The interesting thing is that I should have known it was going to happen. I had woken up feeling very restless. By the time I got into the car I was actually shaking. I should have known. But that feeling, when the crescendo comes and the idea hits cannot be rushed and I am not at all sure whether watching it approach would actually do me any favours. It is exhausting though. Just sometimes I wonder what it would be like to have someone else’s brain inhabit my body for a week or so. Would it be like having a holiday on a tropical beach?
One day I think I need to ask someone to wire me up so that I can actually watch my brain activity, such as it is, on a screen.
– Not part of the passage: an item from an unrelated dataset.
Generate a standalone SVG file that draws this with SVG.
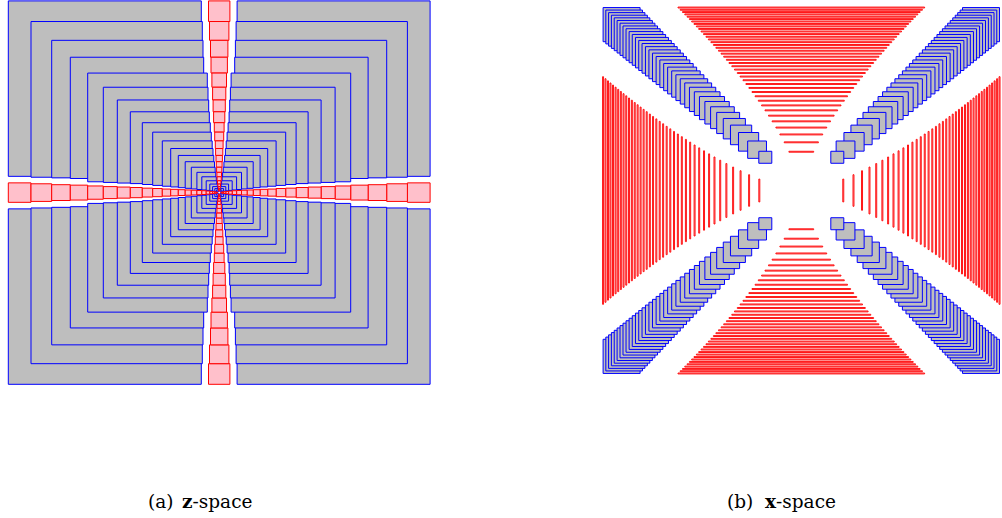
<svg xmlns="http://www.w3.org/2000/svg" xmlns:xlink="http://www.w3.org/1999/xlink" width="1002" height="518" viewBox="0 0 1002 518">
<style>
.g{fill:#bebebe;stroke:#0000ff;stroke-width:1;vector-effect:non-scaling-stroke}
.r{fill:#ffc0cb;stroke:#ff0000;stroke-width:1;vector-effect:non-scaling-stroke}
.l{fill:#ffc0cb;stroke:#ff0000;stroke-width:0.9;vector-effect:non-scaling-stroke}
.cap{font-family:"DejaVu Serif","Liberation Serif",serif;font-size:18.5px;fill:#000}
</style>
<defs>
<g id="qa">
<rect class="g" x="-210.9" y="-210.9" width="193" height="193"/>
<rect class="g" x="-188.2" y="-188.2" width="171.3" height="171.3"/>
<rect class="g" x="-167.5" y="-167.5" width="151.3" height="151.3"/>
<rect class="g" x="-148.9" y="-148.9" width="133.4" height="133.4"/>
<rect class="g" x="-131.5" y="-131.5" width="119.6" height="119.6"/>
<rect class="g" x="-115.9" y="-115.9" width="104.7" height="104.7"/>
<rect class="g" x="-101.9" y="-101.9" width="91.4" height="91.4"/>
<rect class="g" x="-88.9" y="-88.9" width="79" height="79"/>
<rect class="g" x="-76.9" y="-76.9" width="68" height="68"/>
<rect class="g" x="-66.5" y="-66.5" width="58.6" height="58.6"/>
<rect class="g" x="-56.9" y="-56.9" width="49.9" height="49.9"/>
<rect class="g" x="-48.5" y="-48.5" width="42.3" height="42.3"/>
<rect class="g" x="-40.9" y="-40.9" width="35.5" height="35.5"/>
<rect class="g" x="-34" y="-34" width="29.3" height="29.3"/>
<rect class="g" x="-27.9" y="-27.9" width="23.9" height="23.9"/>
<rect class="g" x="-22.3" y="-22.3" width="18.9" height="18.9"/>
<rect class="g" x="-17.4" y="-17.4" width="14.5" height="14.5"/>
<rect class="g" x="-13" y="-13" width="10.6" height="10.6"/>
<rect class="g" x="-9.4" y="-9.4" width="7.5" height="7.5"/>
<rect class="g" x="-6.6" y="-6.6" width="5.1" height="5.1"/>
<rect class="g" x="-4.4" y="-4.4" width="3.3" height="3.3"/>
<rect class="g" x="-2.8" y="-2.8" width="2" height="2"/>
</g>
<g id="ra">
<rect class="r" x="-10.7" y="-210.9" width="21.4" height="22.7"/>
<rect class="r" x="-9.7" y="-188.2" width="19.4" height="20.7"/>
<rect class="r" x="-8.7" y="-167.5" width="17.4" height="18.6"/>
<rect class="r" x="-8.2" y="-148.9" width="16.4" height="17.4"/>
<rect class="r" x="-7.3" y="-131.5" width="14.6" height="15.6"/>
<rect class="r" x="-6.6" y="-115.9" width="13.2" height="14"/>
<rect class="r" x="-6.1" y="-101.9" width="12.2" height="13"/>
<rect class="r" x="-5.6" y="-88.9" width="11.2" height="12"/>
<rect class="r" x="-4.9" y="-76.9" width="9.8" height="10.4"/>
<rect class="r" x="-4.5" y="-66.5" width="9" height="9.6"/>
<rect class="r" x="-3.9" y="-56.9" width="7.8" height="8.4"/>
<rect class="r" x="-3.6" y="-48.5" width="7.2" height="7.6"/>
<rect class="r" x="-3.2" y="-40.9" width="6.4" height="6.9"/>
<rect class="r" x="-2.9" y="-34" width="5.8" height="6.1"/>
<rect class="r" x="-2.6" y="-27.9" width="5.2" height="5.6"/>
<rect class="r" x="-2.3" y="-22.3" width="4.6" height="4.9"/>
<rect class="r" x="-2.1" y="-17.4" width="4.2" height="4.4"/>
<rect class="r" x="-1.7" y="-13" width="3.4" height="3.6"/>
<rect class="r" x="-1.3" y="-9.4" width="2.6" height="2.8"/>
<rect class="r" x="-1" y="-6.6" width="2" height="2.2"/>
<rect class="r" x="-0.75" y="-4.4" width="1.5" height="1.6"/>
<rect class="r" x="-0.56" y="-2.8" width="1.12" height="1.2"/>
</g>
<g id="qb">
<rect class="g" x="-198.2" y="-198.2" width="37" height="37"/>
<rect class="g" x="-195.48" y="-195.48" width="36.66" height="36.66"/>
<rect class="g" x="-192.72" y="-192.72" width="36.32" height="36.32"/>
<rect class="g" x="-189.92" y="-189.92" width="35.97" height="35.97"/>
<rect class="g" x="-187.08" y="-187.08" width="35.62" height="35.62"/>
<rect class="g" x="-184.2" y="-184.2" width="35.26" height="35.26"/>
<rect class="g" x="-181.27" y="-181.27" width="34.9" height="34.9"/>
<rect class="g" x="-178.29" y="-178.29" width="34.53" height="34.53"/>
<rect class="g" x="-175.26" y="-175.26" width="34.16" height="34.16"/>
<rect class="g" x="-172.18" y="-172.18" width="33.77" height="33.77"/>
<rect class="g" x="-169.04" y="-169.04" width="33.38" height="33.38"/>
<rect class="g" x="-165.84" y="-165.84" width="32.99" height="32.99"/>
<rect class="g" x="-162.58" y="-162.58" width="32.58" height="32.58"/>
<rect class="g" x="-159.26" y="-159.26" width="32.17" height="32.17"/>
<rect class="g" x="-155.86" y="-155.86" width="31.75" height="31.75"/>
<rect class="g" x="-152.38" y="-152.38" width="31.33" height="31.33"/>
<rect class="g" x="-148.83" y="-148.83" width="30.88" height="30.88"/>
<rect class="g" x="-145.19" y="-145.19" width="30.43" height="30.43"/>
<rect class="g" x="-141.45" y="-141.45" width="29.97" height="29.97"/>
<rect class="g" x="-137.62" y="-137.62" width="29.5" height="29.5"/>
<rect class="g" x="-133.67" y="-133.67" width="29.01" height="29.01"/>
<rect class="g" x="-129.6" y="-129.6" width="28.5" height="28.5"/>
<rect class="g" x="-125.4" y="-125.4" width="27.98" height="27.98"/>
<rect class="g" x="-121.06" y="-121.06" width="27.44" height="27.44"/>
<rect class="g" x="-116.55" y="-116.55" width="26.89" height="26.89"/>
<rect class="g" x="-111.86" y="-111.86" width="26.31" height="26.31"/>
<rect class="g" x="-106.97" y="-106.97" width="25.7" height="25.7"/>
<rect class="g" x="-101.84" y="-101.84" width="25.07" height="25.07"/>
<rect class="g" x="-96.44" y="-96.44" width="24.4" height="24.4"/>
<rect class="g" x="-90.72" y="-90.72" width="23.69" height="23.69"/>
<rect class="g" x="-84.61" y="-84.61" width="22.93" height="22.93"/>
<rect class="g" x="-78.03" y="-78.03" width="22.12" height="22.12"/>
<rect class="g" x="-70.84" y="-70.84" width="21.23" height="21.23"/>
<rect class="g" x="-62.83" y="-62.83" width="20.2" height="20.2"/>
<rect class="g" x="-53.63" y="-53.63" width="18.8" height="18.8"/>
<rect class="g" x="-42.5" y="-42.5" width="13" height="13"/>
</g>
<g id="lb">
<rect class="l" x="-123.3" y="-198.74" width="246.6" height="1"/>
<rect class="l" x="-121.1" y="-196.3" width="242.2" height="1"/>
<rect class="l" x="-118.8" y="-193.83" width="237.6" height="1"/>
<rect class="l" x="-116.5" y="-191.32" width="233" height="1"/>
<rect class="l" x="-114.2" y="-188.78" width="228.4" height="1"/>
<rect class="l" x="-111.9" y="-186.21" width="223.8" height="1"/>
<rect class="l" x="-109.6" y="-183.6" width="219.2" height="1"/>
<rect class="l" x="-107.3" y="-180.95" width="214.6" height="1"/>
<rect class="l" x="-104.9" y="-178.26" width="209.8" height="1"/>
<rect class="l" x="-102.6" y="-175.54" width="205.2" height="1"/>
<rect class="l" x="-100.2" y="-172.76" width="200.4" height="1"/>
<rect class="l" x="-97.8" y="-169.95" width="195.6" height="1"/>
<rect class="l" x="-95.3" y="-167.08" width="190.6" height="1"/>
<rect class="l" x="-92.9" y="-164.17" width="185.8" height="1"/>
<rect class="l" x="-90.4" y="-161.2" width="180.8" height="1"/>
<rect class="l" x="-87.9" y="-158.18" width="175.8" height="1"/>
<rect class="l" x="-85.4" y="-155.1" width="170.8" height="1"/>
<rect class="l" x="-82.8" y="-151.95" width="165.6" height="1"/>
<rect class="l" x="-80.2" y="-148.74" width="160.4" height="1"/>
<rect class="l" x="-77.6" y="-145.46" width="155.2" height="1"/>
<rect class="l" x="-74.9" y="-142.1" width="149.8" height="1"/>
<rect class="l" x="-72.3" y="-138.66" width="144.6" height="1"/>
<rect class="l" x="-69.5" y="-135.13" width="139" height="1"/>
<rect class="l" x="-66.8" y="-131.51" width="133.6" height="1"/>
<rect class="l" x="-64" y="-127.78" width="128" height="1"/>
<rect class="l" x="-61.2" y="-123.94" width="122.4" height="1"/>
<rect class="l" x="-58.3" y="-119.98" width="116.6" height="1"/>
<rect class="l" x="-55.4" y="-115.88" width="110.8" height="1"/>
<rect class="l" x="-52.4" y="-111.63" width="104.8" height="1"/>
<rect class="l" x="-49.3" y="-107.21" width="98.6" height="1"/>
<rect class="l" x="-46.2" y="-102.6" width="92.4" height="1"/>
<rect class="l" x="-43" y="-97.77" width="86" height="1"/>
<rect class="l" x="-39.7" y="-92.7" width="79.4" height="1"/>
<rect class="l" x="-36.3" y="-87.32" width="72.6" height="1"/>
<rect class="l" x="-32.8" y="-81.59" width="65.6" height="1"/>
<rect class="l" x="-29.2" y="-75.42" width="58.4" height="1"/>
<rect class="l" x="-25.4" y="-68.69" width="50.8" height="1"/>
<rect class="l" x="-21.4" y="-61.23" width="42.8" height="1"/>
<rect class="l" x="-17.1" y="-52.7" width="34.2" height="1"/>
<rect class="l" x="-12.4" y="-42.48" width="24.8" height="1"/>
</g>
</defs>
<g id="panel-a" transform="translate(219.2,192.6) scale(1,0.909)">
<g id="a-gray">
<use xlink:href="#qa"/>
<use xlink:href="#qa" transform="scale(-1,1)"/>
<use xlink:href="#qa" transform="scale(1,-1)"/>
<use xlink:href="#qa" transform="scale(-1,-1)"/>
</g>
<g id="a-red">
<use xlink:href="#ra"/>
<use xlink:href="#ra" transform="scale(1,-1)"/>
<use xlink:href="#ra" transform="rotate(-90)"/>
<use xlink:href="#ra" transform="rotate(90)"/>
</g>
</g>
<g id="panel-b" transform="translate(801.3,190.5) scale(1,0.923)">
<g id="b-gray">
<use xlink:href="#qb"/>
<use xlink:href="#qb" transform="scale(-1,1)"/>
<use xlink:href="#qb" transform="scale(1,-1)"/>
<use xlink:href="#qb" transform="scale(-1,-1)"/>
</g>
<g id="b-red">
<use xlink:href="#lb"/>
<use xlink:href="#lb" transform="scale(1,-1)"/>
<use xlink:href="#lb" transform="rotate(-90)"/>
<use xlink:href="#lb" transform="rotate(90)"/>
</g>
</g>
<g id="captions">
<text class="cap" y="508"><tspan x="148">(a)</tspan><tspan x="182" font-weight="bold">z</tspan>-space</text>
<text class="cap" y="508"><tspan x="727">(b)</tspan><tspan x="765" font-weight="bold">x</tspan>-space</text>
</g>
</svg>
I cannot believe that it fits any pattern of normality but I can’t help thinking it might be rather spectacularly colourful. If I can only capture the moment.

Wonderful. Not sure whether to feel envious, worried about you, worried about myself or merely enlightened!!!
Keep sparking. And good luck with the new idea.
C x
Amazing – at least you really know when you’re on ‘the right track’, and how wonderful to feel like that!!
Yes. Exactly. And then people expect you to converse as though there weren’t fireworks going off in your brain, sparking a chain reaction that sometimes you can barely breathe through. Crazy.
Is this a family thing or are there others out there who experience the same rush? I can honestly say that just as mine struck yesterday it felt as if a tube train was about to arrive – you know the feeling – that huge rush of air and a slightly out of body experience!